STATED EXERCISE: Keep only those lines of the records that include the string "this".

[Charts and diagrams as code]

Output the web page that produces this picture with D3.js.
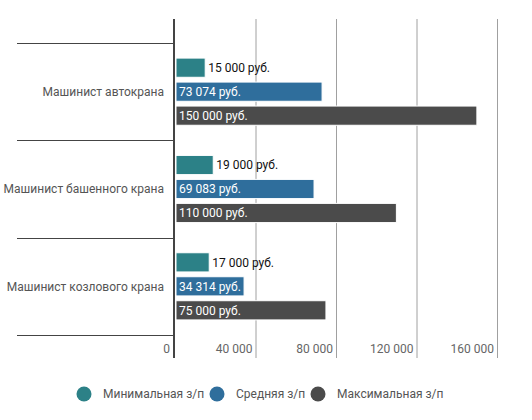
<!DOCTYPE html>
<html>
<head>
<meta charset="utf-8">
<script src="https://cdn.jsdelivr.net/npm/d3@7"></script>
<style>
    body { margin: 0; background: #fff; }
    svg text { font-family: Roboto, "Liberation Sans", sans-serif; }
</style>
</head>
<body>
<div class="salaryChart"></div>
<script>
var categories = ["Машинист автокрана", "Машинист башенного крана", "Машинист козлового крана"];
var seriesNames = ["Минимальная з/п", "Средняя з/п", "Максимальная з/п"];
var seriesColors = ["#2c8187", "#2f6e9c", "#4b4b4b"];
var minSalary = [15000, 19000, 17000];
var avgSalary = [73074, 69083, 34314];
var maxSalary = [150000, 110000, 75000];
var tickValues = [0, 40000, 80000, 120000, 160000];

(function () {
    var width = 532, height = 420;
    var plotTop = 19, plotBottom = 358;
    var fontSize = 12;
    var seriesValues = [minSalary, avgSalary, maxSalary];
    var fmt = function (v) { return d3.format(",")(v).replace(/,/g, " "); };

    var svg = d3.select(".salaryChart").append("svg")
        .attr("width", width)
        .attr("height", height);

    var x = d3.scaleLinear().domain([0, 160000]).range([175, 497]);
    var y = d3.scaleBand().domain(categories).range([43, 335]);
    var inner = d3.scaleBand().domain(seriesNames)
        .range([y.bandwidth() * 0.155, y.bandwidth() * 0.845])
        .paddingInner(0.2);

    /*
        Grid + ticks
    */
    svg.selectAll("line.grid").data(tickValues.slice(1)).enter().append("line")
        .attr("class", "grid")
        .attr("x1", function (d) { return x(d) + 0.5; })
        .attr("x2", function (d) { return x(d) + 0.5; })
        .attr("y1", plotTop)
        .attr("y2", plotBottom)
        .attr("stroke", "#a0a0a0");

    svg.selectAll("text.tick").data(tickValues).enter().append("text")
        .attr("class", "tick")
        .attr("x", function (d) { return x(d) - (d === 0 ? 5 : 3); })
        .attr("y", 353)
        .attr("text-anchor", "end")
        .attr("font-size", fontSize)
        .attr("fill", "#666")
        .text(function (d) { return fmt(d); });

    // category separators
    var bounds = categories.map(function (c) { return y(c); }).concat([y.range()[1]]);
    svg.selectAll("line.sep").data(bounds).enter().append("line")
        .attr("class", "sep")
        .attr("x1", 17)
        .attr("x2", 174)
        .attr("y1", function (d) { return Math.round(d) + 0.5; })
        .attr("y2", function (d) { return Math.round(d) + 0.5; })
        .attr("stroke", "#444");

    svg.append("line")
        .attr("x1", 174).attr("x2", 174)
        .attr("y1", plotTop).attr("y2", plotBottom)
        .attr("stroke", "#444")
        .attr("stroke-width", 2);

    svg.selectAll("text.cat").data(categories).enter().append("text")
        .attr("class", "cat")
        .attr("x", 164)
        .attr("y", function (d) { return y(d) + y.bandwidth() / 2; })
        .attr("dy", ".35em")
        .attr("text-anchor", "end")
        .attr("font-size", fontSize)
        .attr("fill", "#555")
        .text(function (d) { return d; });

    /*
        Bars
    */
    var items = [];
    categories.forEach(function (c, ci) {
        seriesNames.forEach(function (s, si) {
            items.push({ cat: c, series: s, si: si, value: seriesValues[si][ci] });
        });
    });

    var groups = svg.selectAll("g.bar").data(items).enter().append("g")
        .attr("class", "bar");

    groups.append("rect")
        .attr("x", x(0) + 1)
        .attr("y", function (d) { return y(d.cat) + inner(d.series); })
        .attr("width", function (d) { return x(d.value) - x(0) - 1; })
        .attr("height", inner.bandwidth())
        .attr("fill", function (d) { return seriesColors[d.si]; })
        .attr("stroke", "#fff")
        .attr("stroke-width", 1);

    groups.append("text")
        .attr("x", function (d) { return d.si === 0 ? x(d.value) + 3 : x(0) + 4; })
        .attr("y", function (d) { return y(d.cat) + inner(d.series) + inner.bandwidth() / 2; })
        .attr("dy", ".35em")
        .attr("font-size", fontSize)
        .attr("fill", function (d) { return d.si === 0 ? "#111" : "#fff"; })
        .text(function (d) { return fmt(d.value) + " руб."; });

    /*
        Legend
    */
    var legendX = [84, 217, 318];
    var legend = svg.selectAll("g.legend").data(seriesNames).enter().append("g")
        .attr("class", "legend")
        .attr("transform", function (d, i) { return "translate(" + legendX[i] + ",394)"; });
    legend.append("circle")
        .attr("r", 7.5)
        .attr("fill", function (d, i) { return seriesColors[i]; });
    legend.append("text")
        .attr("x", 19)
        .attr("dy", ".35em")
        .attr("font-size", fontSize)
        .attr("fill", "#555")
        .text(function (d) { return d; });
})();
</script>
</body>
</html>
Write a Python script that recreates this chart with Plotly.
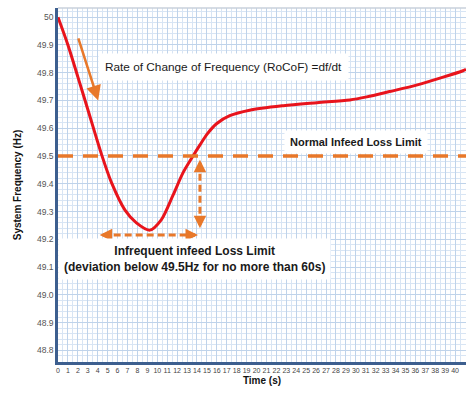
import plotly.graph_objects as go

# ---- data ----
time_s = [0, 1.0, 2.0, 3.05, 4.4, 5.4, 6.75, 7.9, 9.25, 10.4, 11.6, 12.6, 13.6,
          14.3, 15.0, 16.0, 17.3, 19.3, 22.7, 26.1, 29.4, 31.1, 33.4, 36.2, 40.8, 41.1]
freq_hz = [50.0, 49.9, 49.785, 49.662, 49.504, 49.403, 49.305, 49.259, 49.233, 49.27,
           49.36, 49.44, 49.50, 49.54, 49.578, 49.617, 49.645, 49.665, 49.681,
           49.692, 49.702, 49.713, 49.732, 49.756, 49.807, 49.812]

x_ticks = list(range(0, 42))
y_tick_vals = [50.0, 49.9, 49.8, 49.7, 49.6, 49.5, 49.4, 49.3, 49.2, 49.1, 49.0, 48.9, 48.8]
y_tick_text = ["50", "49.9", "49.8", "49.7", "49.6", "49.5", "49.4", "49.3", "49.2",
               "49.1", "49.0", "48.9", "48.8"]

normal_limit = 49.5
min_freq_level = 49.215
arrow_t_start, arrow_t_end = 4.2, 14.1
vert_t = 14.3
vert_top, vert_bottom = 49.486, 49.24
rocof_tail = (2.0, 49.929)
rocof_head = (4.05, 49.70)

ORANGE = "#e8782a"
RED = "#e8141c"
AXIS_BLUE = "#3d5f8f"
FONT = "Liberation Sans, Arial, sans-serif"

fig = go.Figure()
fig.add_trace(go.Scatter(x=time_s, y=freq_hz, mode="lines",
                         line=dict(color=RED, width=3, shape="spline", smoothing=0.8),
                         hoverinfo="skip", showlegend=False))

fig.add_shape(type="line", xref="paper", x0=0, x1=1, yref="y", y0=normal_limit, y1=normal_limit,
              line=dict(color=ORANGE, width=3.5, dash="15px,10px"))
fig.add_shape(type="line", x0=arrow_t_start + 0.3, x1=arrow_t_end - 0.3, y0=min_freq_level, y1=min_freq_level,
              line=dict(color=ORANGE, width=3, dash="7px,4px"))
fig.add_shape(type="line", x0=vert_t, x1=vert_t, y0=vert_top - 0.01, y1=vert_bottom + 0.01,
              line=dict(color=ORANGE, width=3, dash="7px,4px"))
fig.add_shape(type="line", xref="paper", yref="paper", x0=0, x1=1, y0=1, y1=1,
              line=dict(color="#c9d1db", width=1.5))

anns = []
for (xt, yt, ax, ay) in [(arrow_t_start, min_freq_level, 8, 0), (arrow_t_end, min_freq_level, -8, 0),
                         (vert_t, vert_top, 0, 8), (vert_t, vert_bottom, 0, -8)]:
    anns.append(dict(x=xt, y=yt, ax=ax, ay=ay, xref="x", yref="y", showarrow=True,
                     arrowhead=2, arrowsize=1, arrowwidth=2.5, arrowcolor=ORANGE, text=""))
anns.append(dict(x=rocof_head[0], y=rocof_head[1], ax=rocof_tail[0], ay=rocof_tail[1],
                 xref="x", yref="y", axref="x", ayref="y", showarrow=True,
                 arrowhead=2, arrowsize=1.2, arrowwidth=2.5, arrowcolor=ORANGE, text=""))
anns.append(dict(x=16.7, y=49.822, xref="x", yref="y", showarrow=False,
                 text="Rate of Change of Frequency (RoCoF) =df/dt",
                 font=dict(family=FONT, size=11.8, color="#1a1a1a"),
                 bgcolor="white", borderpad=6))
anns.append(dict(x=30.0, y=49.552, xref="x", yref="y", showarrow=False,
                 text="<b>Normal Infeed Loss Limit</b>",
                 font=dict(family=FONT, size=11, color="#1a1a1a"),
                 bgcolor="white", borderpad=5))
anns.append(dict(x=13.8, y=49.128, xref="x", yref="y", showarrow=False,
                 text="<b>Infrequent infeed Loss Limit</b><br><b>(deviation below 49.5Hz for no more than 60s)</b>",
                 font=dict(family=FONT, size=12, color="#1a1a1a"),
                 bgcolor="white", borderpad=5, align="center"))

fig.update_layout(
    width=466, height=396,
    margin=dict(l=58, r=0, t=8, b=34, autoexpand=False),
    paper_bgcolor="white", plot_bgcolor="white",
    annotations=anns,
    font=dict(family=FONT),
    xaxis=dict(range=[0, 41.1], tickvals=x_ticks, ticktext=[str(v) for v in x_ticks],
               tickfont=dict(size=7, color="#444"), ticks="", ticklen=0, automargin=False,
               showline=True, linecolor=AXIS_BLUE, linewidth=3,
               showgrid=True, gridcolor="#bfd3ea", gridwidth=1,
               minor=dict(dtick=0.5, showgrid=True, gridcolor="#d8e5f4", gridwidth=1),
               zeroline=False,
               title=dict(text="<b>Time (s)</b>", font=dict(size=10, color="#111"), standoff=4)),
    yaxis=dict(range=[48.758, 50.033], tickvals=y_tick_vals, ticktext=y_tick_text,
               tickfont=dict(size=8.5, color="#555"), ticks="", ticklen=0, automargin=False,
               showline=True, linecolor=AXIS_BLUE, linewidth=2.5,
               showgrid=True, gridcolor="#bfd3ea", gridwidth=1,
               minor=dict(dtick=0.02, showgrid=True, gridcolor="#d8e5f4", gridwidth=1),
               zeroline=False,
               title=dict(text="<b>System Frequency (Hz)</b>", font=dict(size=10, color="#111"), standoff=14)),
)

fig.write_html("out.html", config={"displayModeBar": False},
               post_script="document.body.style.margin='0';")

RESPONSE TO THE TASK:
Output the web page that produces this picture with D3.js.
Write a Python script that recreates this chart with Plotly.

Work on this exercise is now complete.